American Psycho

Valentine's Day -- and movies like Fifty Shades of Grey -- puts everyone into a romantic mood, and that certainly includes fans of horror movies. Naturally enough, thinking about romance often leads to more intimate times for adults, and such feelings are occasionally captured in risk-taking movies by filmmakers who are willing to blur the lines between sensuality and outright terror.

 

American Psycho (2000)

Five years before he became Batman, Christian Bale became a serial killer. Patrick Bateman is a seriously sexy and successful Wall Street businessman, but he also harbors some very dark secrets that prove fatal to certain people in very bloody ways. In this clip, he lays a trap for his secretary (Chloe Sevigny).

 

Bram Stoker's Dracula (1992)

You may need to keep a glass of cold water nearby -- to keep yourself from overheating-- for this passionate clip, as Dracula (Gary Oldman) offers himself up to his longtime love Mina (Winona Ryder). What a way to go!

 

Angel Heart (1987)

Notorious for a sweaty sex scene featuring Mickey Rourke and Lisa Bonet (known at the time for her role in TV's The Cosby Show), the movie as a whole proves to be a palpably sensual and haunting detective story. The first scene between the two stars teases at the relationship to come.

 

Videodrome (1983)

A very odd promotional clip makes David Cronenberg's very odd movie look almost like a sci-fi video game, yet it's anything but that.

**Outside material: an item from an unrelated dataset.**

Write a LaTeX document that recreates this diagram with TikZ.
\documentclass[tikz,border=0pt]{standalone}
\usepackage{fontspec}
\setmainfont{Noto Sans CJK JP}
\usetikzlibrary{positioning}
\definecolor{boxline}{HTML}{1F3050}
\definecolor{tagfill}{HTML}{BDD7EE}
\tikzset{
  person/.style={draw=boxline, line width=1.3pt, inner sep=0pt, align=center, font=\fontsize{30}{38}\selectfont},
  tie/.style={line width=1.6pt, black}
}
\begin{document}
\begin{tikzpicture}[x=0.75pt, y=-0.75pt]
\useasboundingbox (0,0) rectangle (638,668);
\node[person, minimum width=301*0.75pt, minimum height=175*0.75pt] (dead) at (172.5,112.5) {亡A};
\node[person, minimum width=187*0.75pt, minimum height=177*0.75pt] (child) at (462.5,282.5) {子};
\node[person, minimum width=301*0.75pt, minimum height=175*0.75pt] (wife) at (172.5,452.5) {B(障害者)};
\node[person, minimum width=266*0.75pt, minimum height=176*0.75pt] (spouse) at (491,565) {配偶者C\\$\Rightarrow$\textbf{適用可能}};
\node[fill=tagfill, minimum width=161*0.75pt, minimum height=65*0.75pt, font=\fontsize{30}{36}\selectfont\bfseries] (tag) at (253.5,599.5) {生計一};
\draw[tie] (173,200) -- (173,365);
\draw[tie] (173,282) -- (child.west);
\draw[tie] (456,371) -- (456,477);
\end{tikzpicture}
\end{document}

Instead, it's a transgressive, transfixing illumination of how technology affects mankind, channeled chiefly through the transformation of James Woods from a cheesy cable programmer into something else entirely, a terrifying, sexualized vision of the future.

 

The Hunger (1983)

The narration in the trailer is far more straightforward than anything in the movie, which is dreamy and unsettling as it explores the intersection between vampires and sex. With evocative performances by Susan Sarandon, Catherine Deneuve, and David Bowie, this is a very adult experience.

 

Cat People (1982)

Billed as "an erotic fantasy," director Paul Schrader's followup to American Gigolo is a very loose remake of the 1942 original, borrowing some of the imagery and story ideas, and then drenching them with sexuality, pushing everything in a more horrifying, yet sensual direction.